Swing trading is a term better defined by what it is not. First off, swing trading stocks is not day-trading. All respect to those hearty individuals who spend hours each day deciphering the subtleties of the tape to gain ticks and 1/4s. But day-trading is an art form with a learning curve that may require years of intense effort, and a peculiar mind that can stay as focused as a railroad track whatever the distractions.
Most of us have neither the time, nor the energy, nor even the inclination to become successful day-traders. Consistency requires a total commitment. What then is at the other end of the spectrum?
Buy and Hold has been the mantra of finance professors for decades. Any number of academic studies will show that buying a “good” company in a “good” industry will produce an average annual gain in their common stock over a long holding period. They are not wrong, but Buy and Hold begs the question of what is a good company and in which which industries, and how long does “long” have to be? Swing trading cannot be the same as Buy and Hold.

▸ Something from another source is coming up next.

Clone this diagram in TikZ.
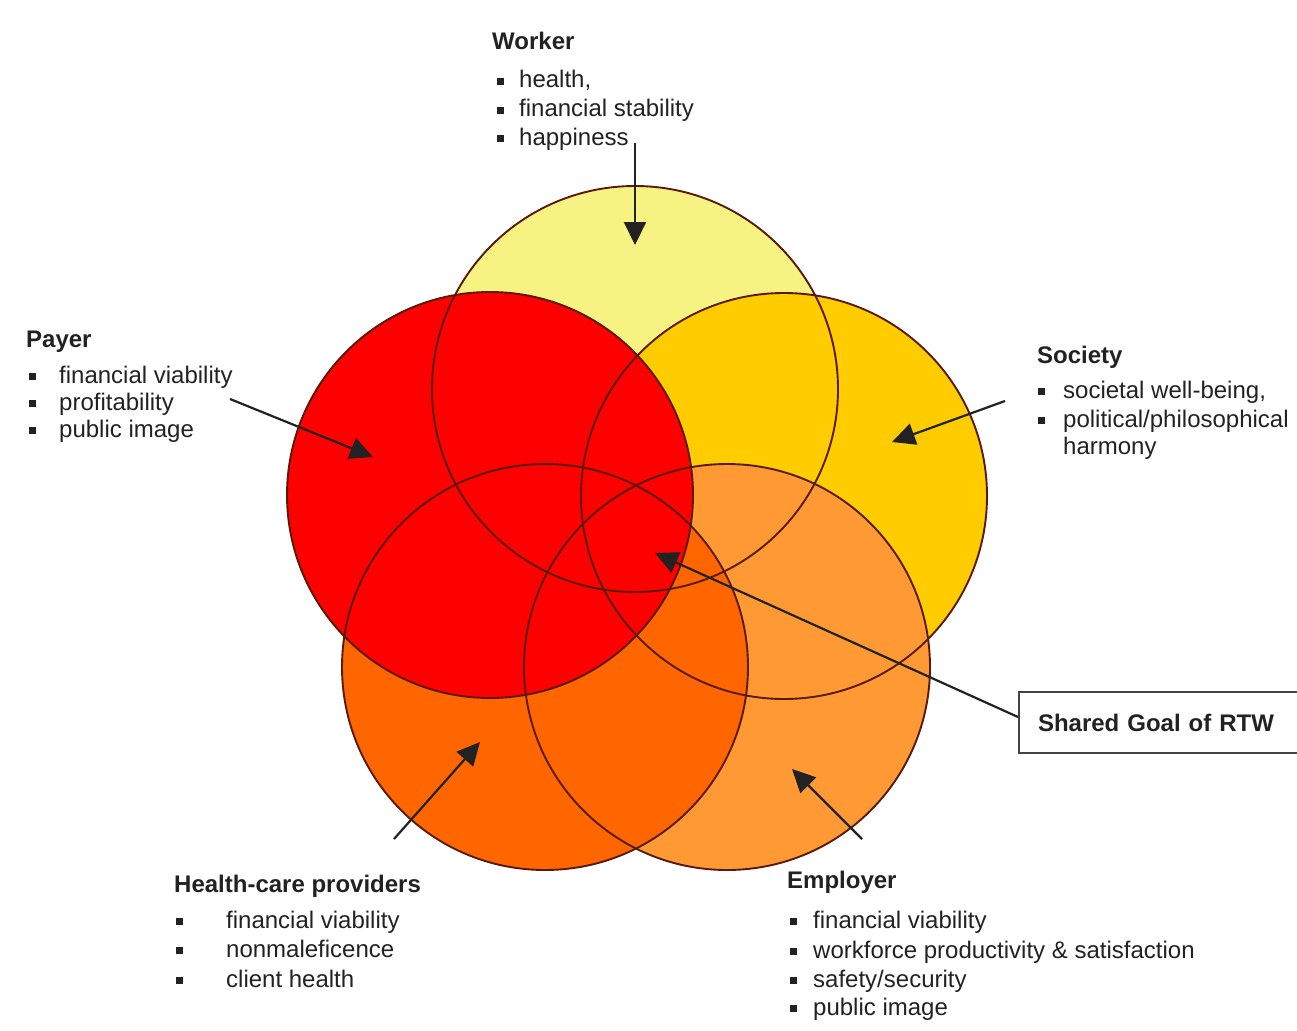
\documentclass[tikz,border=0pt]{standalone}
\usepackage{fontspec}
\setmainfont{Liberation Sans}
\usetikzlibrary{arrows.meta}
\definecolor{cworker}{HTML}{F7F383}
\definecolor{csociety}{HTML}{FFCC00}
\definecolor{cemployer}{HTML}{FF9933}
\definecolor{chealth}{HTML}{FF6600}
\definecolor{cpayer}{HTML}{FF0000}
\definecolor{cedge}{HTML}{5A1A0A}
\definecolor{ctext}{HTML}{222222}
\newcommand{\bulsq}{\rule[3pt]{7pt}{7pt}}
\tikzset{
  lbl/.style={anchor=base west, inner sep=0pt, text=ctext, font=\fontsize{24}{29}\selectfont},
  ttl/.style={lbl, font=\fontsize{24}{29}\selectfont\bfseries},
  bul/.style={anchor=base west, inner sep=0pt, text=ctext, font=\fontsize{24}{29}\selectfont},
  ring/.style={draw=cedge, line width=1.9pt},
  pointer/.style={draw=ctext, line width=2.2pt, -{Triangle[length=23pt,width=22pt]}},
}
\begin{document}
\begin{tikzpicture}[x=1pt,y=-1pt]
\useasboundingbox (0,0) rectangle (1297,1030);
\fill[white] (0,0) rectangle (1297,1030);
% circle centres
\coordinate (cw) at (635,389);
\coordinate (cs) at (784,496);
\coordinate (ce) at (727,667);
\coordinate (ch) at (545,667);
\coordinate (cp) at (490,495);
% fills (layered)
\fill[cworker] (cw) circle (203pt);
\fill[csociety] (cs) circle (203pt);
\fill[cemployer] (ce) circle (203pt);
\fill[chealth] (ch) circle (203pt);
\fill[cpayer] (cp) circle (203pt);
% outlines
\draw[ring] (cw) circle (203pt);
\draw[ring] (cs) circle (203pt);
\draw[ring] (ce) circle (203pt);
\draw[ring] (ch) circle (203pt);
\draw[ring] (cp) circle (203pt);

% Worker
\node[ttl] (wt) at (492,50) {Worker};
\node[bul] (wb1) at (497,88) {\bulsq};
\node[bul] (wb2) at (497,117) {\bulsq};
\node[bul] (wb3) at (497,145) {\bulsq};
\node[lbl] (w1) at (519,88) {health,};
\node[lbl] (w2) at (519,117) {financial stability};
\node[lbl] (w3) at (519,145) {happiness};
\coordinate (wa) at (635,143);
\coordinate (wz) at (635,245);
\draw[pointer] (wa) -- (wz);

% Payer
\node[ttl] (pt) at (26,347) {Payer};
\node[bul] (pb1) at (29,383) {\bulsq};
\node[bul] (pb2) at (29,410) {\bulsq};
\node[bul] (pb3) at (29,437) {\bulsq};
\node[lbl] (p1) at (59,383) {financial viability};
\node[lbl] (p2) at (59,410) {profitability};
\node[lbl] (p3) at (59,437) {public image};
\coordinate (pa) at (230,399);
\coordinate (pz) at (373,457);
\draw[pointer] (pa) -- (pz);

% Society
\node[ttl] (st) at (1037,363) {Society};
\node[bul] (sb1) at (1038,398) {\bulsq};
\node[bul] (sb2) at (1038,427) {\bulsq};
\node[lbl] (s1) at (1063,398) {societal well-being,};
\node[lbl] (s2) at (1063,427) {political/philosophical};
\node[lbl] (s3) at (1063,454) {harmony};
\coordinate (sa) at (1005,401);
\coordinate (sz) at (892,442);
\draw[pointer] (sa) -- (sz);

% Shared goal
\node[draw=ctext!85, line width=2pt, fill=white, anchor=west, minimum height=61pt,
      text width=260pt, inner xsep=19pt, inner ysep=0pt, align=left,
      font=\fontsize{24}{29}\selectfont\bfseries, text=ctext] (goal) at (1018,722.5) {Shared Goal of RTW};
\coordinate (gz) at (655,553);
\draw[pointer] ([yshift=5.5pt]goal.west) -- (gz);

% Health-care providers
\node[ttl] (ht) at (174,892) {Health-care providers};
\node[bul] (hb1) at (176,928) {\bulsq};
\node[bul] (hb2) at (176,957) {\bulsq};
\node[bul] (hb3) at (176,987) {\bulsq};
\node[lbl] (h1) at (226,928) {financial viability};
\node[lbl] (h2) at (226,957) {nonmaleficence};
\node[lbl] (h3) at (226,987) {client health};
\coordinate (ha) at (394,839);
\coordinate (hz) at (480,742);
\draw[pointer] (ha) -- (hz);

% Employer
\node[ttl] (et) at (787,888) {Employer};
\node[bul] (eb1) at (790,928) {\bulsq};
\node[bul] (eb2) at (790,958) {\bulsq};
\node[bul] (eb3) at (790,987) {\bulsq};
\node[bul] (eb4) at (790,1015) {\bulsq};
\node[lbl] (e1) at (813,928) {financial viability};
\node[lbl] (e2) at (813,958) {workforce productivity \& satisfaction};
\node[lbl] (e3) at (813,987) {safety/security};
\node[lbl] (e4) at (813,1015) {public image};
\coordinate (ea) at (862,839);
\coordinate (ez) at (792,769);
\draw[pointer] (ea) -- (ez);
\end{tikzpicture}
\end{document}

Option Swing Trading is buying and selling options on stocks and ETFs for an expected holding period that could last from a couple days to a few weeks. Your decision inputs are volatility, market location, direction, and the rate of change of price. Qualifications about the company or the industry are not considered except as they may relate directly to certain events like earnings announcements. You take what the market gives you on that trade and then you move on to the next trade. You have no allegiance to any company or stock other than for its consistency as a trading vehicle.
The successful swing trader is as comfortable on the short side of the market as he is on the long side, and with selling option premium as with buying calls and puts. Trends do not continue in either direction forever. Giving up on selling option premium and the short side before the game even begins not only deprives you of many trading opportunities, but it also creates a subtle mindset that is always hoping for, and fashioning the possibility of, a new bullish trend regardless of evidence to the contrary.
What then is required to become a successful swing trader?
You must determine when the stock or ETF of interest is trending, and whether the trend is gaining or losing momentum or has moved into a favorable market location within its Trading Range. The concept of trend is straightforward enough but it still remains the source of immeasurable angst, especially among novice traders. The individual trading style you develop, and every swing trader is an individual, will likely flow from how you come to characterize trend.
Based on your analysis of the state of trend you can then devise an objective strategy consistent with your trading style that clearly defines set-up conditions, entry rules, risk-management rules, and exit rules.
When you come down to it, all the chart styles, indicators, and fancy studies in Options Master Chartist are here to help you determine the state of the trend and the location of the underlying within its Trading Range, and to make an objective and reasoned decision of what you should do about it. The trading methods already built into Options Master Chartist almost force you to have a trading plan and to follow the rules.